— Exercise aim —
Repeat the lines of the data that follow, please, starting at the first and stopping after the one with "import pandas as pd".

— Given data —
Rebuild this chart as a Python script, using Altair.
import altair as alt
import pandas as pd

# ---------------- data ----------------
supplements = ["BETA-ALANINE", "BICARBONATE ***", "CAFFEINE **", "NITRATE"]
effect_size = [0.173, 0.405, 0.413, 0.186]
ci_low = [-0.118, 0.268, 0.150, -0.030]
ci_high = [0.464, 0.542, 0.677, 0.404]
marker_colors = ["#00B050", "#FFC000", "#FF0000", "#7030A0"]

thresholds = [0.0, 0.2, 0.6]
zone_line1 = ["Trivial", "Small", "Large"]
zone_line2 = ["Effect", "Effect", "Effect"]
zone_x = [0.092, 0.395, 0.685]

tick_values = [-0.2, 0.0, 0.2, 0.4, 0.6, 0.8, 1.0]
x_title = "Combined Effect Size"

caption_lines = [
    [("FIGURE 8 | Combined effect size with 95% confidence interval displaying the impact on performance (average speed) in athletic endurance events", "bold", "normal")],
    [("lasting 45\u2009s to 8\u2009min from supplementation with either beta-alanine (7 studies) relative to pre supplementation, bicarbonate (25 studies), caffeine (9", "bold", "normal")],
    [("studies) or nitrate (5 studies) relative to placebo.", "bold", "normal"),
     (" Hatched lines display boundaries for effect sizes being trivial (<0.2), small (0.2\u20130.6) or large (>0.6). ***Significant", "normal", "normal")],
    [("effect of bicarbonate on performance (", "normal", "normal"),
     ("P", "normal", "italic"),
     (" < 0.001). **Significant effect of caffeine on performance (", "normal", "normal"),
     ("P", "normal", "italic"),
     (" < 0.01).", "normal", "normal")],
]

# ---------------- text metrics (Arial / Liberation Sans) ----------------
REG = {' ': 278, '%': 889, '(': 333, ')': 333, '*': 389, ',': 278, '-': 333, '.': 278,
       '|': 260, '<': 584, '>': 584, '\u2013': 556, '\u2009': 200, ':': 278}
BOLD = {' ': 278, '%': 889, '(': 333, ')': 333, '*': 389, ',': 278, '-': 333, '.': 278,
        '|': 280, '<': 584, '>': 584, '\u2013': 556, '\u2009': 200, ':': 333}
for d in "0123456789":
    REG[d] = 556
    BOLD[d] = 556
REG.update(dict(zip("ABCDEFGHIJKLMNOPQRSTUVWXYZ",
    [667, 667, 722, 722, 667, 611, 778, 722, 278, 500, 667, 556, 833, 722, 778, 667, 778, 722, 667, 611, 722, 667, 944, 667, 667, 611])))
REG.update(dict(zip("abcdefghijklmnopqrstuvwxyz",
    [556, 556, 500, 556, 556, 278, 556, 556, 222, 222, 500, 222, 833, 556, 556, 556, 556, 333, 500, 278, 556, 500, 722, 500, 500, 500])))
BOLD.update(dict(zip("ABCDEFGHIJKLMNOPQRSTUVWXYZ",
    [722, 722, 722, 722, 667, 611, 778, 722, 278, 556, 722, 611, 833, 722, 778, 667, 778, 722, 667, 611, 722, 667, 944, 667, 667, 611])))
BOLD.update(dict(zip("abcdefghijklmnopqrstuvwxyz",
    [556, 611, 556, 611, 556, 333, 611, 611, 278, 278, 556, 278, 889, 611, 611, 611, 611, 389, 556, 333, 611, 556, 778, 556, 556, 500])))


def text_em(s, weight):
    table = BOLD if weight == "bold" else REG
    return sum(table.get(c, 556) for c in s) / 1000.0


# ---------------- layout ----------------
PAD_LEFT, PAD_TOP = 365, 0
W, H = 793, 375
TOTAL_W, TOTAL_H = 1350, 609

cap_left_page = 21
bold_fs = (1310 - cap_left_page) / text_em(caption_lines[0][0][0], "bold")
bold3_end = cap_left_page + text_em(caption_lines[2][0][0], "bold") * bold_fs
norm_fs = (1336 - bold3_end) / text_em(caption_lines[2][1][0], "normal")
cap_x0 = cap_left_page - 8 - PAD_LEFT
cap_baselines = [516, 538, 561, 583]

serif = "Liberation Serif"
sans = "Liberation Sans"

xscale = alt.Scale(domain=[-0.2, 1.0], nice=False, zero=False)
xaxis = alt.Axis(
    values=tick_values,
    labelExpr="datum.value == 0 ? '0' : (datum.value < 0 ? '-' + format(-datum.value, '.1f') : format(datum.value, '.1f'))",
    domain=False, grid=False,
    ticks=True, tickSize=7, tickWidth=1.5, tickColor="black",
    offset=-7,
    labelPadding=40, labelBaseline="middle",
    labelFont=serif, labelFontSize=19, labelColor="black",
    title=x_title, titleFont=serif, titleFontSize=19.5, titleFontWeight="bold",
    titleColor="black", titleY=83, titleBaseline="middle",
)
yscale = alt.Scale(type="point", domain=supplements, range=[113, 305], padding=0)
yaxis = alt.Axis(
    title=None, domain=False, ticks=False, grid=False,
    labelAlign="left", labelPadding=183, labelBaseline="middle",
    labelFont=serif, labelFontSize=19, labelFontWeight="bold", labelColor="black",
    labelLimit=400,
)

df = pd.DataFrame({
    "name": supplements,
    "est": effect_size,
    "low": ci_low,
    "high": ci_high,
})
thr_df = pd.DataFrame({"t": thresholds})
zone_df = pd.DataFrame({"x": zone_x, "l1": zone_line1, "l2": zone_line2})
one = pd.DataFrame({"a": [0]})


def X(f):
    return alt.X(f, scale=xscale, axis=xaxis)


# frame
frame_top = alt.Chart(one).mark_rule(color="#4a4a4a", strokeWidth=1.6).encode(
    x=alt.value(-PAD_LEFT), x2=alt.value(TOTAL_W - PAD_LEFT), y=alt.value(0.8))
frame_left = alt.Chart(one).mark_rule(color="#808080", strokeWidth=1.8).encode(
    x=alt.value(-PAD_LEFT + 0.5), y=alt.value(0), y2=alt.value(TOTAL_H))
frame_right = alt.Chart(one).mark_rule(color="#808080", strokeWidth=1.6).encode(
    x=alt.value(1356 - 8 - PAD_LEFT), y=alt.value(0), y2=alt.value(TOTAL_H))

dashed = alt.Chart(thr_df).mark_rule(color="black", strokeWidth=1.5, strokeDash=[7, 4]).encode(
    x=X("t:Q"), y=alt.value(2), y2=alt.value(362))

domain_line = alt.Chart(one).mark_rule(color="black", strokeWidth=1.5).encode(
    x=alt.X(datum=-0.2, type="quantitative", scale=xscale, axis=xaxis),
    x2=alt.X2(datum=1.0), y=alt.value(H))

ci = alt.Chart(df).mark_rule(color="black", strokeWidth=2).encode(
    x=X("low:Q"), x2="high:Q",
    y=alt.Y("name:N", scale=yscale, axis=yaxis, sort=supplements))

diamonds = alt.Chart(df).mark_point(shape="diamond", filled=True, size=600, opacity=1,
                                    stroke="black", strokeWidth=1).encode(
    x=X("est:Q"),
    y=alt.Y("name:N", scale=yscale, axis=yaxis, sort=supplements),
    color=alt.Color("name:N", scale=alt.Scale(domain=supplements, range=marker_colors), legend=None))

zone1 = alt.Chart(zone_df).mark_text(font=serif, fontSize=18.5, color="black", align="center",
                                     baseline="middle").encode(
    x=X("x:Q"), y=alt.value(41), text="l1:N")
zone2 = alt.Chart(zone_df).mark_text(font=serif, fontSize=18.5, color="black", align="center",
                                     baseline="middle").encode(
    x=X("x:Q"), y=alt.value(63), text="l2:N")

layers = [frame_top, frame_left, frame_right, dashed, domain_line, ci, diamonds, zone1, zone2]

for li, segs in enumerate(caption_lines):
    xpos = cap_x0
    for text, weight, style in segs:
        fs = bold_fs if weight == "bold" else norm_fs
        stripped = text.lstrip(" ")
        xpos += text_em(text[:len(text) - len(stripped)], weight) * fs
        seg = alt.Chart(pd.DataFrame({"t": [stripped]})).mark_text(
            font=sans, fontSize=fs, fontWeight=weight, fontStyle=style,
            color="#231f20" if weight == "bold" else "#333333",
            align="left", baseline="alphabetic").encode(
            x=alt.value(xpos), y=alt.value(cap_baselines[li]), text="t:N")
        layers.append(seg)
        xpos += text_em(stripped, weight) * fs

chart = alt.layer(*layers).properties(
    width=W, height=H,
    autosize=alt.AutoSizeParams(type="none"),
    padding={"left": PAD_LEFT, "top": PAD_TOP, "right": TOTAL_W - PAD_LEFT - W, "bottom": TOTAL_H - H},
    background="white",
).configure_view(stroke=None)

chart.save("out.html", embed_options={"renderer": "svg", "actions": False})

— Exercise result —
Rebuild this chart as a Python script, using Altair.
import altair as alt
import pandas as pd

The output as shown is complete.